At this point in the statement, the victim doesn’t even exist. You are only supposed to pay attention to this poor, wayward soul before you now. Think of all he’s lost. Think of the damage done to HIM. I’m sure that Turner is in horrific mental shape at the present moment. But you can see that the goal here is for the court to pay more attention to the ruined life of the perpetrator than to the ruined life of the victim. That’s standard operating procedure in rape defense. “Why, look at that fine young man! Are we really going to ruin his whole LIFE over this?!”
Not only is it a successful way of framing the case, but it insidiously hints that, since the rape victim’s life is already ruined, the only way to prevent more damage is to spare the rapist. It gives all the focus and promise to the attacker’s future, and HIS suffering. He monopolizes the aftermath.
Worst of all, it serves as a public notice that if you rape someone, you’ll probably be able to get your life back together again (the victim, not so much). There’s still hope for you, so long as some mean judge doesn’t come down hard on you.
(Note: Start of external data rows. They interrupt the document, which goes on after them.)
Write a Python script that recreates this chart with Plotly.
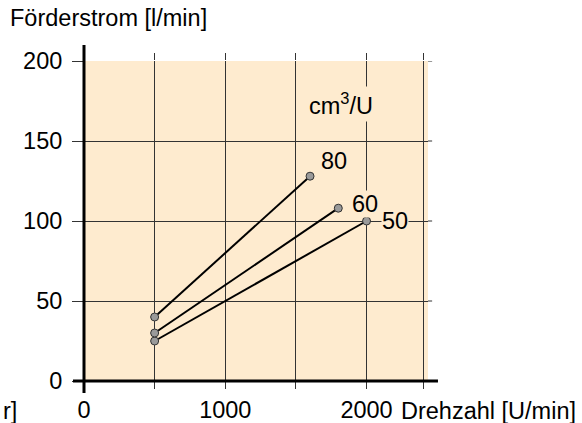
import plotly.graph_objects as go

# Data
displacement_labels = ["50", "60", "80"]          # cm³/U
speed_start = [500, 500, 500]                    # U/min
speed_end = [2000, 1800, 1600]                   # U/min
flow_start = [25, 30, 40]                        # l/min
flow_end = [100, 108, 128]                       # l/min
label_shift_x = [14, 13, 10]
label_shift_y = [0, 4, 15]

x_tickvals = [0, 1000, 2000]
x_ticktext = ["0", "1000", "2000"]
x_minor_vals = [500, 1500, 2400]
y_tickvals = [0, 50, 100, 150, 200]
y_ticktext = ["0", "50", "100", "150", "200"]

FONT = "Liberation Sans, Arial, Helvetica, sans-serif"
FS = 23.5
PEACH = "#FEEBCF"
GRID = "#333333"

fig = go.Figure()

for i in range(len(displacement_labels)):
    fig.add_trace(go.Scatter(
        x=[speed_start[i], speed_end[i]],
        y=[flow_start[i], flow_end[i]],
        mode="lines+markers",
        line=dict(color="black", width=2),
        marker=dict(size=8, color="#9a9a9a", line=dict(color="#333333", width=1)),
        showlegend=False,
        cliponaxis=False,
    ))
    fig.add_annotation(
        x=speed_end[i], y=flow_end[i], xref="x", yref="y",
        text=displacement_labels[i], showarrow=False,
        xanchor="left", yanchor="middle",
        xshift=label_shift_x[i], yshift=label_shift_y[i],
        bgcolor=PEACH, borderpad=0,
        font=dict(family=FONT, size=FS, color="black"),
    )

fig.add_annotation(
    x=1819, y=173, xref="x", yref="y",
    text="cm<sup>3</sup>/U", showarrow=False,
    xanchor="center", yanchor="middle",
    bgcolor=PEACH, borderpad=2,
    font=dict(family=FONT, size=FS, color="black"),
)

# axis titles
fig.add_annotation(
    x=-0.22, y=1.134, xref="paper", yref="paper",
    text="Förderstrom [l/min]", showarrow=False,
    xanchor="left", yanchor="middle",
    font=dict(family=FONT, size=FS, color="black"),
)
fig.add_annotation(
    x=0.915, y=-0.094, xref="paper", yref="paper",
    text="Drehzahl [U/min]", showarrow=False,
    xanchor="left", yanchor="middle",
    font=dict(family=FONT, size=FS, color="black"),
)
fig.add_annotation(
    x=-0.2425, y=-0.094, xref="paper", yref="paper",
    text="r]", showarrow=False,
    xanchor="left", yanchor="middle",
    font=dict(family=FONT, size=FS, color="black"),
)

shapes = []
# thick axis lines
shapes.append(dict(type="line", xref="paper", yref="paper",
                   x0=0, x1=0, y0=-0.0375, y1=1.05,
                   line=dict(color="black", width=3)))
shapes.append(dict(type="line", xref="paper", yref="paper",
                   x0=-0.032, x1=1.029, y0=0, y1=0,
                   line=dict(color="black", width=3)))
# right-hand stubs of horizontal grid lines
for v in y_tickvals[1:]:
    shapes.append(dict(type="line", xref="paper", yref="y",
                       x0=1.0, x1=1.012, y0=v, y1=v,
                       line=dict(color=GRID, width=1)))
fig.update_layout(shapes=shapes)

fig.update_xaxes(
    range=[0, 2435], tickvals=x_tickvals, ticktext=x_ticktext,
    showgrid=True, gridcolor=GRID, gridwidth=1,
    ticks="outside", ticklen=7, tickcolor=GRID, tickwidth=1,
    minor=dict(tickvals=x_minor_vals, showgrid=True, gridcolor=GRID, gridwidth=1,
               ticks="outside", ticklen=7, tickcolor=GRID, tickwidth=1),
    mirror="ticks", showline=False, zeroline=False, automargin=False,
    tickfont=dict(family=FONT, size=FS, color="black"),
    ticklabelstandoff=1,
)
fig.update_yaxes(
    range=[0, 200], tickvals=y_tickvals, ticktext=y_ticktext,
    showgrid=True, gridcolor=GRID, gridwidth=1,
    ticks="outside", ticklen=11, tickcolor=GRID, tickwidth=1,
    showline=False, zeroline=False, automargin=False,
    tickfont=dict(family=FONT, size=FS, color="black"),
    ticklabelstandoff=5,
)

fig.update_layout(
    width=582, height=423, autosize=False,
    margin=dict(l=84, r=154, t=61, b=42, pad=0),
    plot_bgcolor=PEACH, paper_bgcolor="white",
    font=dict(family=FONT, size=FS, color="black"),
    showlegend=False,
)

fig.write_html("out.html",
               config={"displayModeBar": False},
               post_script="document.body.style.margin='0';document.body.style.overflow='hidden';")
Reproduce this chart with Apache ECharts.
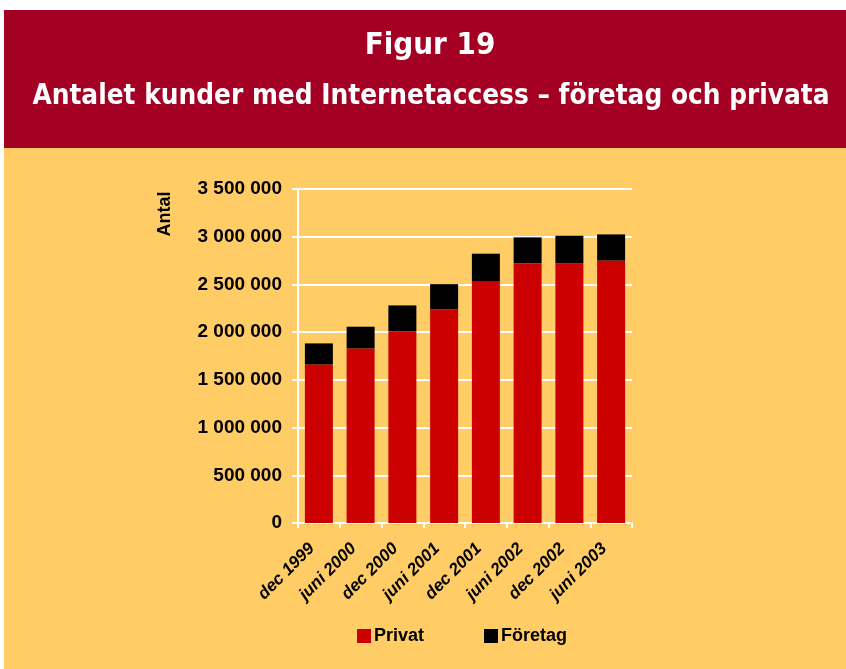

And the more affluence you have to lose, the more sympathy you feel you deserve. Instead of actually saying sorry (“I can never forgive myself” is about as close as this gets to a formal apology), Turner returns over and over to rattling off a list of things he stands to lose…carefully reminding everyone of the impact a harsh sentence will have on him, willfully ignoring the impact his crime itself has had.
THAT does a whole lot more to keep the cycle of violence going than some dipshit swimmer going up to some new teammates and being like, “Bros, don’t drink too much.” There’s grief in this statement from Turner, but there’s a great deal of cynicism here as well…a canny way of exalting himself above his crime in order to lessen it. And so long as that cynical method of denying and excusing rape works, like it did here, people will keep using it.